KPK sebut praktik korupsi hampir terjadi di seluruh Indonesia.

Wakil Ketua KPK Nurul Ghufron saat konfrensi pers di Gedung Merah Putih KPK Jakarta Selatan Rabu 22 7 terkait kasus suap DPRD Sumut/Ist.

Hingga saat ini, pemberantasan korupsi seakan-akan masih dibebankan kepada penegak hukum. Padahal, mengguritanya tindak pidana korupsi juga buah dari sistem politik.

“Asumsinya, sistem pemerintahan apapun itu memang ada residu. Ada sampah. Ada buangannya ya, tetapi mestinya tidak sampai 20%. Jika sistem politik melahirkan residu lebih besar, ini yang salah di penegak hukum atau sistem politiknya,” ujar Komisioner Komisi Pemberantasan Korupsi (KPK) Nurul Ghufron dalam diskusi virtual, Sabtu (8/8).

Semestinya, sambung Ghufron, kepala daerah menjadi pemimpin yang memikirkan nasib rakyatnya.
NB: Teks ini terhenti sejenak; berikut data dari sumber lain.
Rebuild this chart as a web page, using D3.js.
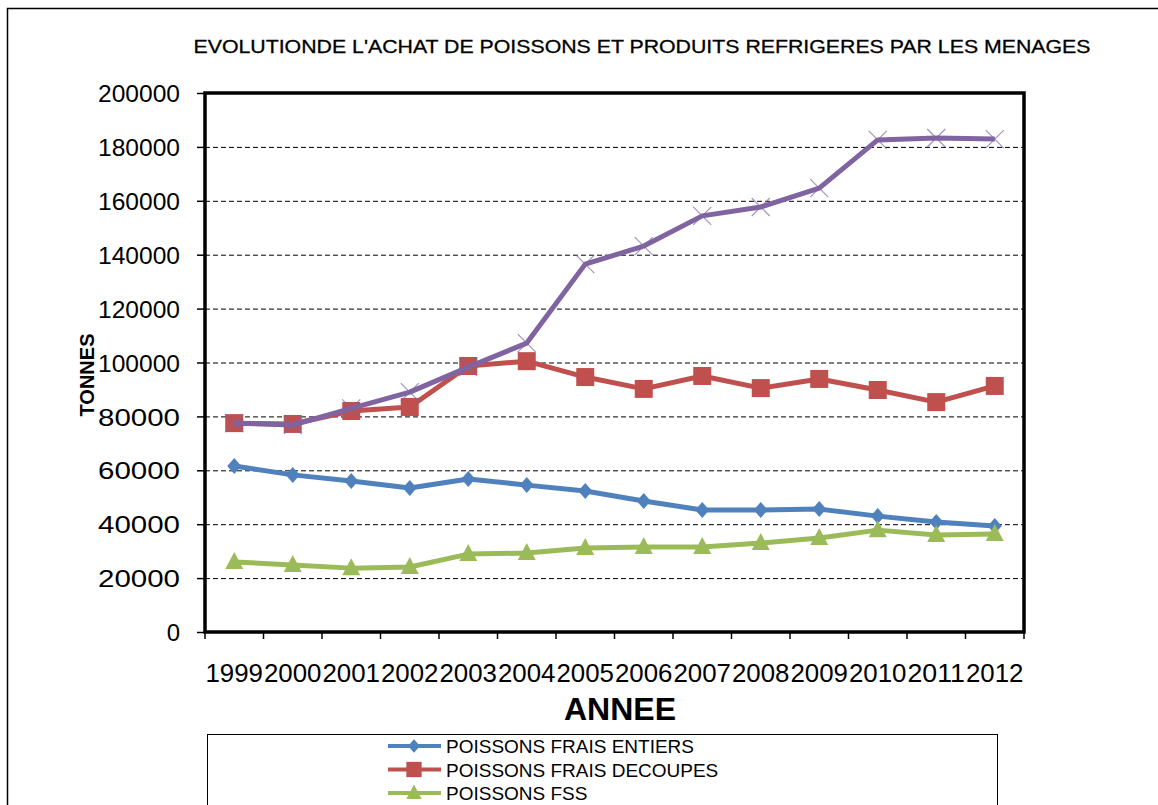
<!DOCTYPE html>
<html>
<head>
<meta charset="utf-8">
<script src="https://cdn.jsdelivr.net/npm/d3@7"></script>
<style>
  body { margin: 0; background: #fff; }
  text { font-family: "Liberation Sans", Arial, sans-serif; fill: #000; }
</style>
</head>
<body>
<div id="graph"></div>
<script>
var years = ["1999","2000","2001","2002","2003","2004","2005","2006","2007","2008","2009","2010","2011","2012"];
var entiers  = [61600, 58300, 56000, 53400, 56800, 54500, 52300, 48600, 45300, 45300, 45600, 43000, 40800, 39300];
var decoupes = [77500, 77200, 82000, 83500, 98700, 100500, 94600, 90200, 95000, 90500, 93900, 89800, 85300, 91300];
var fss      = [26000, 24900, 23700, 24100, 28900, 29300, 31200, 31500, 31500, 33000, 34900, 37800, 36000, 36400];
var refrig   = [77500, 76800, 83000, 89000, 98300, 107200, 136500, 143200, 154400, 157700, 164700, 182600, 183300, 182900];
var yTicks = [0, 20000, 40000, 60000, 80000, 100000, 120000, 140000, 160000, 180000, 200000];
var legendNames = ["POISSONS FRAIS ENTIERS", "POISSONS FRAIS DECOUPES", "POISSONS FSS"];

var width = 1158, height = 805;
var plotLeft = 205, plotRight = 1024, plotTop = 93, plotBottom = 632;

var series = [
  { values: entiers,  color: "#4F81BD", marker: "diamond" },
  { values: decoupes, color: "#C0504D", marker: "square" },
  { values: fss,      color: "#9BBB59", marker: "triangle" },
  { values: refrig,   color: "#8064A2", marker: "cross" }
];

var x = d3.scaleBand().domain(years).range([plotLeft, plotRight]);
var y = d3.scaleLinear().domain([0, 200000]).range([plotBottom, plotTop]);

var svg = d3.select("#graph").append("svg")
    .attr("width", width)
    .attr("height", height);

// outer frame
svg.append("rect")
    .attr("x", 7.5).attr("y", 8.5)
    .attr("width", 1200).attr("height", 900)
    .attr("fill", "none").attr("stroke", "#000").attr("stroke-width", 1.5);

svg.append("text")
    .attr("x", 642).attr("y", 53)
    .attr("text-anchor", "middle")
    .attr("textLength", 897).attr("lengthAdjust", "spacingAndGlyphs")
    .style("font-size", "19px")
    .style("stroke", "#000").style("stroke-width", 0.3)
    .text("EVOLUTIONDE L'ACHAT DE POISSONS ET PRODUITS REFRIGERES PAR LES MENAGES");

// grid
svg.append("g").selectAll("line")
    .data(yTicks.filter(function(d) { return d > 0 && d < 200000; }))
  .enter().append("line")
    .attr("x1", plotLeft).attr("x2", plotRight)
    .attr("y1", function(d) { return y(d) + 0.5; })
    .attr("y2", function(d) { return y(d) + 0.5; })
    .attr("stroke", "#000").attr("stroke-width", 1)
    .attr("stroke-dasharray", "5,3");

// y axis
var yAxis = svg.append("g")
    .attr("transform", "translate(" + plotLeft + ",0)")
    .call(d3.axisLeft(y).tickValues(yTicks).tickSize(8).tickPadding(17).tickFormat(d3.format("d")));
yAxis.select(".domain").remove();
yAxis.selectAll(".tick line").attr("stroke", "#000").attr("stroke-width", 1.5);
yAxis.selectAll("text").style("font-size", "24px").attr("dy", "0.36em")
    .attr("textLength", 82).attr("lengthAdjust", "spacingAndGlyphs");
yAxis.selectAll("text").filter(function(d) { return d == 0; }).attr("textLength", null);

// x axis
var xAxis = svg.append("g")
    .attr("transform", "translate(0," + plotBottom + ")")
    .call(d3.axisBottom(x).tickSize(0).tickPadding(32));
xAxis.select(".domain").remove();
xAxis.selectAll("text").style("font-size", "25px")
    .attr("textLength", x.bandwidth() - 1).attr("lengthAdjust", "spacingAndGlyphs");

svg.append("g").selectAll("line")
    .data(years.concat(["end"]))
  .enter().append("line")
    .attr("x1", function(d, i) { return plotLeft + i * x.step(); })
    .attr("x2", function(d, i) { return plotLeft + i * x.step(); })
    .attr("y1", plotBottom).attr("y2", plotBottom + 7)
    .attr("stroke", "#000").attr("stroke-width", 1.5);

// plot frame
svg.append("rect")
    .attr("x", plotLeft).attr("y", plotTop)
    .attr("width", plotRight - plotLeft).attr("height", plotBottom - plotTop)
    .attr("fill", "none").attr("stroke", "#000").attr("stroke-width", 3.5);

svg.append("text")
    .attr("x", 620).attr("y", 720)
    .attr("text-anchor", "middle")
    .style("font-size", "32px").style("font-weight", "bold")
    .text("ANNEE");

svg.append("text")
    .attr("transform", "translate(94,375) rotate(-90)")
    .attr("text-anchor", "middle")
    .style("font-size", "20px").style("font-weight", "bold")
    .text("TONNES");

function drawMarker(g, type, color) {
  if (type == "diamond") {
    g.append("path").attr("d", "M0,-8L7,0L0,8L-7,0Z").attr("fill", color);
  } else if (type == "square") {
    g.append("rect").attr("x", -9).attr("y", -9).attr("width", 18).attr("height", 18).attr("fill", color);
  } else if (type == "triangle") {
    g.append("path").attr("d", "M0,-10L9,7L-9,7Z").attr("fill", color);
  } else {
    g.append("path").attr("d", "M-9,-9L9,9M-9,9L9,-9")
      .attr("stroke", color).attr("stroke-width", 1.2).attr("opacity", 0.7).attr("fill", "none");
  }
}

var line = d3.line()
    .x(function(d, i) { return x(years[i]) + x.bandwidth() / 2; })
    .y(function(d) { return y(d); });

series.forEach(function(s) {
  var g = svg.append("g");
  g.append("path")
    .attr("d", line(s.values))
    .attr("fill", "none")
    .attr("stroke", s.color)
    .attr("stroke-width", 5)
    .attr("stroke-linejoin", "round");
  g.selectAll(".pt")
      .data(s.values)
    .enter().append("g")
      .attr("class", "pt")
      .attr("transform", function(d, i) { return "translate(" + (x(years[i]) + x.bandwidth() / 2) + "," + y(d) + ")"; })
      .each(function() { drawMarker(d3.select(this), s.marker, s.color); });
});

// legend
var legend = svg.append("g");
legend.append("rect")
    .attr("x", 207.5).attr("y", 734.5)
    .attr("width", 790).attr("height", 120)
    .attr("fill", "#fff").attr("stroke", "#000").attr("stroke-width", 1);

var li = legend.selectAll(".li")
    .data(legendNames)
  .enter().append("g")
    .attr("class", "li")
    .attr("transform", function(d, i) { return "translate(0," + (746 + i * 23.5) + ")"; });
li.append("line")
    .attr("x1", 388).attr("x2", 441)
    .attr("stroke", function(d, i) { return series[i].color; })
    .attr("stroke-width", 4);
li.each(function(d, i) {
  var m = d3.select(this).append("g").attr("transform", "translate(414,0) scale(0.85)");
  drawMarker(m, series[i].marker, series[i].color);
});
li.append("text")
    .attr("x", 446).attr("y", 7)
    .style("font-size", "18px")
    .text(function(d) { return d; })
    .each(function() {
      var w = this.getComputedTextLength();
      d3.select(this).attr("textLength", w * 1.055).attr("lengthAdjust", "spacingAndGlyphs");
    });
</script>
</body>
</html>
Ironisnya, dalam sistem politik di Indonesia, bantuan negara untuk partai politik masih minim.

Di sisi lain, lanjut dia, penghargaan dan apresiasi kepada kepala daerah terbilang rendah. Sedangkan beban biaya dalam proses politik justru sangat tinggi.

Ghufron menjelaskan, tingginya beban biaya politik mendorong kepala daerah melakukan korupsi. “Ketika duduk sudah berpikir korup untuk mengembalikan modal, karena tidak semua kepala daerah memiliki keuangan yang cukup,” ucapnya.